YOUR TASK
In the listing below, locate the lines bearing the word "this". Copy every one of them.
|---|
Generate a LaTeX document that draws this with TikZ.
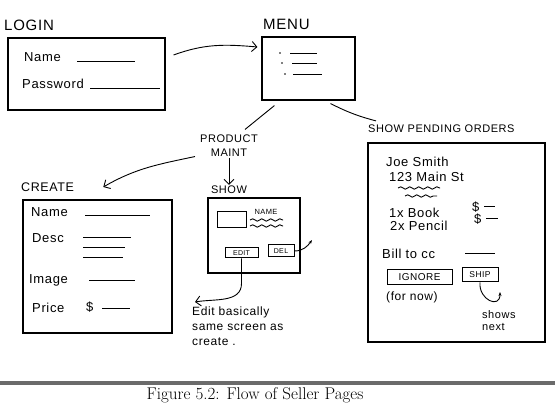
\documentclass[tikz,border=0pt]{standalone}
\usepackage{fontspec}
\newfontfamily\hand[LetterSpace=5]{Liberation Sans}
\usetikzlibrary{arrows.meta,positioning,decorations.pathmorphing}
\tikzset{
  screen/.style={draw, rectangle, line width=1.1pt, inner sep=0pt},
  btn/.style={draw, rectangle, line width=1pt, inner sep=0pt, font=\hand\fontsize{7}{8}\selectfont},
  title/.style={font=\hand\fontsize{11}{14}\selectfont, inner sep=1pt},
  bigtitle/.style={font=\hand\fontsize{15}{16}\selectfont, inner sep=1pt},
  field/.style={font=\hand\fontsize{13}{15}\selectfont, anchor=west, inner sep=1pt},
  note/.style={font=\hand\fontsize{12}{15}\selectfont, align=left, inner sep=0pt},
  blank/.style={line width=0.9pt},
  squiggle/.style={line width=0.9pt, decorate, decoration={snake, amplitude=1.2pt, segment length=9pt}},
  arr/.style={-{Straight Barb[length=5pt]}, line width=0.9pt},
}
\begin{document}
\begin{tikzpicture}[x=1pt,y=1pt]
\useasboundingbox (0,0) rectangle (555,407);
% login page
\node[bigtitle, anchor=west] (loginlbl) at (3,382) {LOGIN};
\node[screen, minimum width=157pt, minimum height=72pt] (login) at (86.5,333) {};
\node[field] (lname) at (23,350) {Name};
\draw[blank] (77,346) -- (135,346);
\node[field] (lpass) at (21,323) {Password};
\draw[blank] (90,319) -- (160,319);
% menu
\node[bigtitle, anchor=west] (menulbl) at (262,383) {MENU};
\node[screen, minimum width=93pt, minimum height=63pt] (menu) at (308.5,338.5) {};
\foreach \d/\y/\a/\b in {280/354/290/317, 282/344/292/317, 285/333/293/322}{
  \fill (\d,\y) circle (0.9pt);
  \draw[blank] (\a,\y) -- (\b,\y);
}
\draw[arr] ([shift={(8pt,19pt)}]login.east) to[out=20,in=175] ([shift={(-4pt,21.5pt)}]menu.west);
% branches
\node[title, align=center] (maint) at (229,261.5) {PRODUCT\\MAINT};
\node[title, anchor=west] (pend) at (367,278) {SHOW PENDING ORDERS};
\draw[blank] ([shift={(13pt,-5pt)}]menu.south west) -- ([shift={(16pt,4pt)}]maint.north);
\draw[blank] ([shift={(-25pt,-3pt)}]menu.south east) to[bend right=6] ([shift={(9pt,3pt)}]pend.north west);
% create
\node[title, font=\hand\fontsize{12.5}{14}\selectfont, anchor=west] (createlbl) at (20,220) {CREATE};
\draw[arr] ([shift={(-4pt,1pt)}]maint.south west) to[out=192,in=30] ([xshift=28pt]createlbl.east);
\node[screen, minimum width=149pt, minimum height=133pt] (create) at (97.5,140.5) {};
\node[field] (cname) at (30,195) {Name};
\draw[blank] (85,192) -- (150,192);
\node[field] (cdesc) at (31,169) {Desc};
\draw[blank] (83,170) -- (131,170);
\draw[blank] (83,160) -- (125,160);
\draw[blank] (83,150) -- (123,150);
\node[field] (cimage) at (28,127) {Image};
\draw[blank] (89,127) -- (135,127);
\node[field] (cprice) at (31,99) {Price};
\node[field] (cdollar) at (85,100) {\$};
\draw[blank] (102,99) -- (130,99);
% show product
\node[title] (showlbl) at (229,217) {SHOW};
\draw[arr] (maint) -- (showlbl);
\node[screen, minimum width=92pt, minimum height=75pt] (show) at (254,171.5) {};
\node[draw, line width=1pt, minimum width=29pt, minimum height=16pt, inner sep=0pt] (thumb) at (231.5,187) {};
\node[font=\hand\fontsize{7.5}{8}\selectfont, inner sep=0pt] (sname) at (266,195.5) {NAME};
\draw[squiggle] (250,187) -- (283,187);
\draw[squiggle] (250,181) -- (283,181);
\node[btn, minimum width=33pt, minimum height=10pt] (edit) at (241.5,154) {EDIT};
\node[btn, minimum width=26pt, minimum height=12pt] (del) at (281,156) {DEL};
\coordinate (delto) at (312,167);
\draw[-{Stealth[length=4pt]}, line width=0.9pt] (del.east) to[out=0,in=235] (delto);
\node[note, anchor=north west] (note) at (192,100) {Edit basically\\same screen as\\create .};
\draw[arr] (edit.south) -- ++(0,-25) to[out=-90,in=10] ([shift={(3pt,5pt)}]note.north west);
% pending orders
\node[screen, minimum width=177pt, minimum height=199pt] (orders) at (456.5,164.5) {};
\node[field] (cust) at (385,245) {Joe Smith};
\node[field] (addr) at (388,230) {123 Main St};
\draw[squiggle] (398,219) -- (440,219);
\draw[squiggle] (405,211) -- (437,211);
\node[field] (item1) at (388,194) {1x Book};
\node[field] (item2) at (389,181) {2x Pencil};
\node[field] (cost1) at (471,200) {\$};
\draw[blank] (484,201) -- (495,201);
\node[field] (cost2) at (473,188) {\$};
\draw[blank] (486,189) -- (498,189);
\node[field] (bill) at (381,153) {Bill to cc};
\draw[blank] (465,154) -- (495,154);
\node[btn, font=\hand\fontsize{10}{11}\selectfont, minimum width=65pt, minimum height=15pt] (ignore) at (419.5,129.5) {IGNORE};
\node[note, anchor=west] (fornow) at (386,110) {(for now)};
\node[btn, font=\hand\fontsize{8.5}{9}\selectfont, minimum width=36pt, minimum height=14pt] (ship) at (480,132) {SHIP};
\coordinate (shipto) at (500,115);
\draw[-{Stealth[length=4pt]}, line width=0.9pt] (ship.south) to[out=-95,in=-90,looseness=2] (shipto);
\node[note, font=\hand\fontsize{11}{12}\selectfont, anchor=north west] (shows) at (482,97) {shows\\next};
% caption
\fill[black!58] (0,22) rectangle (555,26);
\node[font=\fontsize{17}{19}\selectfont, inner sep=0pt] (caption) at (255,12) {Figure 5.2: Flow of Seller Pages};
\end{tikzpicture}
\end{document}
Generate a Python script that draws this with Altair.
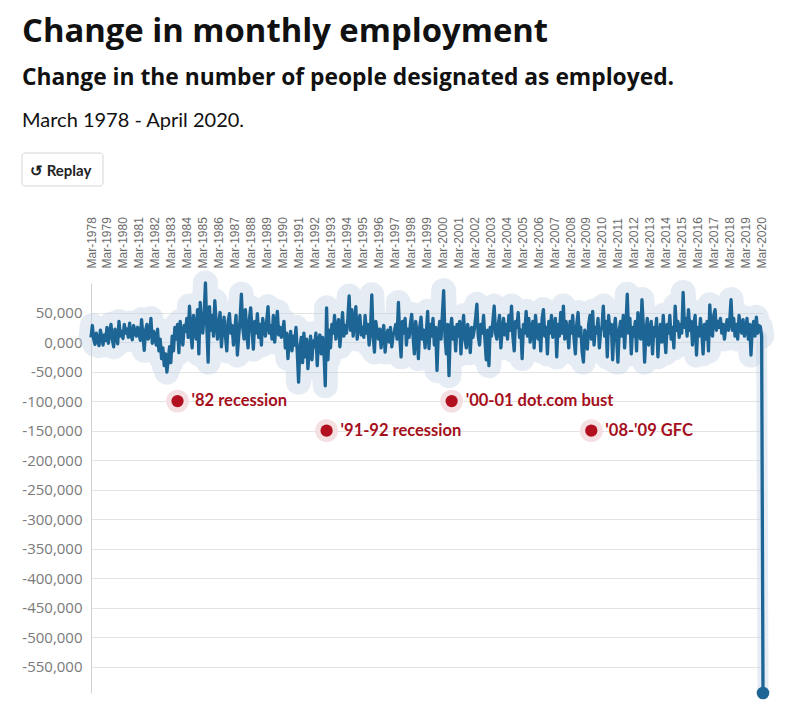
import altair as alt
import pandas as pd

# Monthly change in employed persons (thousands), March 1978 .. April 2020
# one row per year, March..February
changes_k = [
    8, 28, 5, -4, 15, 2, -6, 20, 10, -5, 12, 3,          # 1978
    25, -2, 14, 30, 5, -8, 22, 12, -3, 35, 10, 18,       # 1979
    6, 30, 15, 22, 8, 32, 12, 4, 28, 18, 10, 25,         # 1980
    15, 3, 38, 10, -14, 20, 30, 5, 12, 40, -2, 18,       # 1981
    10, -5, 22, -15, 5, -28, -10, -40, -20, -51, -30, -8,  # 1982
    -35, 10, -15, 25, 5, 30, -18, 35, 12, -5, 28, 18,    # 1983
    40, 8, 61, 15, -10, 45, 22, 5, 55, -20, 67, 30,      # 1984
    15, 48, 100, 25, -34, 60, 20, 45, 10, 70, 35, 5,     # 1985
    30, 50, -8, 25, 42, 10, -15, 35, 48, 15, 28, -5,     # 1986
    20, 45, -22, 10, 38, 81, 25, 5, 55, 15, -10, 40,     # 1987
    58, 20, -12, 35, 15, 48, 8, 30, -5, 40, 22, 10,      # 1988
    35, 60, 15, 28, 5, 45, 0, 30, 52, 12, 25, 8,         # 1989
    20, 35, -10, 15, -28, 5, 18, -15, 10, -5, 25, -20,   # 1990
    -68, -10, 8, -35, 15, -25, 5, -45, -12, 10, -30, 2,  # 1991
    -8, 15, -40, 5, 12, -20, 8, -15, -74, 58, -30, 20,   # 1992
    -10, 30, 15, 45, 5, 25, 38, -8, 20, 50, 10, 28,      # 1993
    15, 40, 78, 20, 55, 10, 35, 60, 5, 30, 45, 12,       # 1994
    25, 8, 45, 15, 30, -5, 20, 80, 10, -17, 35, 18,      # 1995
    5, 22, -10, 15, 28, -17, 10, 20, 0, 25, -8, 12,      # 1996
    18, 30, 5, 67, 10, -25, 35, 15, 40, -5, 22, 8,       # 1997
    30, 47, 10, -20, 35, 15, -28, 25, 42, 5, 20, -10,    # 1998
    15, 52, -11, 30, 10, 40, -5, 25, -48, 15, 35, 5,     # 1999
    45, 87, 10, -20, 30, -57, 20, 40, 5, 25, -15, 30,    # 2000
    10, 35, -20, 20, 45, 5, -10, 30, 15, -18, 25, 8,     # 2001
    20, 40, 64, 10, -5, 30, 15, 45, 5, -30, 20, -40,     # 2002
    25, 10, 35, 61, 15, 5, 30, 45, -10, 20, 40, 12,      # 2003
    30, 5, 45, 20, 61, 10, -15, 35, 25, 50, 8, 20,       # 2004
    -28, 30, 15, 52, 10, 40, 0, 25, 35, -10, 45, 18,     # 2005
    5, 30, -15, 40, 55, 10, 25, -20, 35, 15, 45, 8,      # 2006
    22, 40, -25, 30, 10, 50, 15, 61, 5, 35, 20, -10,     # 2007
    35, 15, 45, 5, -20, 30, 50, 10, 25, -15, -34, 20,    # 2008
    10, -12, 30, 45, 5, 52, -5, 25, 15, 40, -10, 20,     # 2009
    25, 61, 10, 35, -25, 45, 15, 30, -30, 20, 40, 5,     # 2010
    -34, 20, 35, 10, 45, -10, 30, 81, 15, 40, -20, 25,   # 2011
    10, 35, -15, 50, 20, 5, 72, 30, -34, 15, 40, -5,     # 2012
    20, 35, -20, 25, 10, 40, -25, 15, 30, 0, 45, 10,     # 2013
    -18, 30, 15, 45, 5, 25, -10, 61, 20, 35, 8, 30,      # 2014
    15, 84, 25, 40, 10, 55, 20, 35, -5, 30, 45, -22,     # 2015
    25, 10, 40, 15, -20, 30, 5, 35, -15, 63, 20, 10,     # 2016
    45, 55, 20, 35, 25, 40, 15, 30, 5, 25, 38, 20,       # 2017
    35, 72, 20, 40, 10, 30, 5, 45, 25, 15, 38, 10,       # 2018
    20, 40, 5, 30, -22, 25, 35, 10, 42, 15, 28, 26,      # 2019
    10, -594.3,                                          # Mar, Apr 2020
]

tick_years = list(range(1978, 2021))
y_ticks = list(range(-550000, 50001, 50000))

annotation_labels = ["'82 recession", "'91-92 recession", "'00-01 dot.com bust", "'08-'09 GFC"]
annotation_dates = ["1983-08-01", "1992-12-01", "2000-10-01", "2009-07-01"]
annotation_values = [-100000, -150000, -100000, -150000]

dates = pd.date_range("1978-03-01", periods=len(changes_k), freq="MS").strftime("%Y-%m-%d")
df = pd.DataFrame({"date": list(dates), "change": [v * 1000 for v in changes_k]})
body = df.iloc[:-1]
drop = df.tail(2)
last = df.tail(1)
ann = pd.DataFrame({"date": annotation_dates, "value": annotation_values, "label": annotation_labels})

y_min = float(df["change"].min())
x_scale = alt.Scale(
    type="utc",
    domain=[alt.DateTime(year=1978, month=3, date=1, utc=True),
            alt.DateTime(year=2020, month=4, date=1, utc=True)],
)
y_scale = alt.Scale(domain=[y_min, 100000], nice=False, zero=False)

x_axis = alt.Axis(
    orient="top",
    values=[alt.DateTime(year=y, month=3, date=1, utc=True) for y in tick_years],
    labelExpr="utcFormat(datum.value, '%b-%Y')",
    labelAngle=-90, labelAlign="left", labelBaseline="middle",
    ticks=False, domain=False, grid=False, labelPadding=15,
    labelFont="Liberation Sans", labelFontSize=12, labelColor="#6b6b6b",
    labelOverlap=False, labelBound=False, title=None,
)
y_axis = alt.Axis(
    values=y_ticks,
    labelExpr="datum.value == 0 ? '0,000' : (datum.value < 0 ? '-' + format(-datum.value, ',') : format(datum.value, ','))",
    grid=True, gridColor="#e3e3e3", domain=True, domainColor="#d0d0d0",
    ticks=False, labelPadding=9, labelFont="Open Sans", labelFontSize=15,
    labelColor="#7a7a7a", labelOverlap=False, labelBound=False, title=None,
)


def xy(yfield):
    return dict(
        x=alt.X("date:T", scale=x_scale, axis=x_axis),
        y=alt.Y(yfield, scale=y_scale, axis=y_axis),
    )


halo_color = "#bdd0e3"
halo = alt.Chart(body).mark_line(color=halo_color, opacity=0.4, strokeWidth=25, strokeJoin="round",
                                 strokeCap="round").encode(**xy("change:Q"))
drop_halo = alt.Chart(drop).mark_line(color=halo_color, opacity=0.4, strokeWidth=11,
                                      strokeCap="round").encode(**xy("change:Q"))
line = alt.Chart(df).mark_line(color="#1c6595", strokeWidth=3.3,
                               strokeJoin="round").encode(**xy("change:Q"))
end_dot = alt.Chart(last).mark_circle(color="#1c6595", opacity=1, size=160).encode(**xy("change:Q"))
ann_halo = alt.Chart(ann).mark_circle(color="#f4dfe2", opacity=1, size=520).encode(**xy("value:Q"))
ann_dot = alt.Chart(ann).mark_circle(color="#b3101f", opacity=1, size=150).encode(**xy("value:Q"))
ann_text = alt.Chart(ann).mark_text(
    align="left", baseline="middle", dx=14, font="Lato", fontSize=16.5, fontWeight="bold", color="#a50f1c"
).encode(text="label:N", **xy("value:Q"))

one = alt.Chart(pd.DataFrame({"k": [0]}))
title = one.mark_text(align="left", baseline="alphabetic", font="Open Sans", fontSize=32.8,
                      fontWeight="bold", color="#111111").encode(
    x=alt.value(-69), y=alt.value(-241), text=alt.value("Change in monthly employment"))
subtitle = one.mark_text(align="left", baseline="alphabetic", font="Open Sans", fontSize=22.8,
                         fontWeight="bold", color="#111111").encode(
    x=alt.value(-69), y=alt.value(-198),
    text=alt.value("Change in the number of people designated as employed."))
period = one.mark_text(align="left", baseline="alphabetic", font="Lato", fontSize=20,
                       color="#111111").encode(
    x=alt.value(-69), y=alt.value(-156), text=alt.value("March 1978 - April 2020."))
button = one.mark_rect(fill="white", stroke="#d6d6d6", strokeWidth=1, cornerRadius=3).encode(
    x=alt.value(-69), x2=alt.value(12), y=alt.value(-130), y2=alt.value(-97))
button_text = one.mark_text(align="left", baseline="alphabetic", font="Lato", fontSize=15,
                            fontWeight="bold", color="#222222").encode(
    x=alt.value(-61), y=alt.value(-107), text=alt.value("↺ Replay"))

chart = alt.layer(
    halo, drop_halo, line, end_dot, ann_halo, ann_dot, ann_text,
    title, subtitle, period, button, button_text,
).properties(
    width=672, height=410, background="white",
    padding={"left": 83, "top": 275, "right": 20, "bottom": 9},
    autosize=alt.AutoSizeParams(type="none"),
).configure_view(strokeWidth=0).configure_axisX(
    labelAngle=-90, labelAlign="left", labelBaseline="middle",
    ticks=False, domain=False, grid=False, labelPadding=15,
    labelFont="Liberation Sans", labelFontSize=12, labelColor="#6b6b6b",
    labelOverlap=False, labelBound=False,
).configure_axisY(
    grid=True, gridColor="#e3e3e3", domain=True, domainColor="#d0d0d0",
    ticks=False, labelPadding=9, labelFont="Open Sans", labelFontSize=15,
    labelColor="#7a7a7a", labelOverlap=False, labelBound=False,
)

chart.save("out.html", embed_options={"renderer": "svg", "actions": False})
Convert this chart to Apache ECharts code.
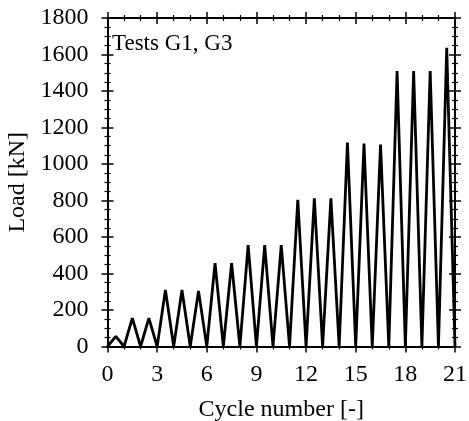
|---|
THE RESULT
Generate a LaTeX document that draws this with TikZ.
Generate a Python script that draws this with Altair.
Convert this chart to Apache ECharts code.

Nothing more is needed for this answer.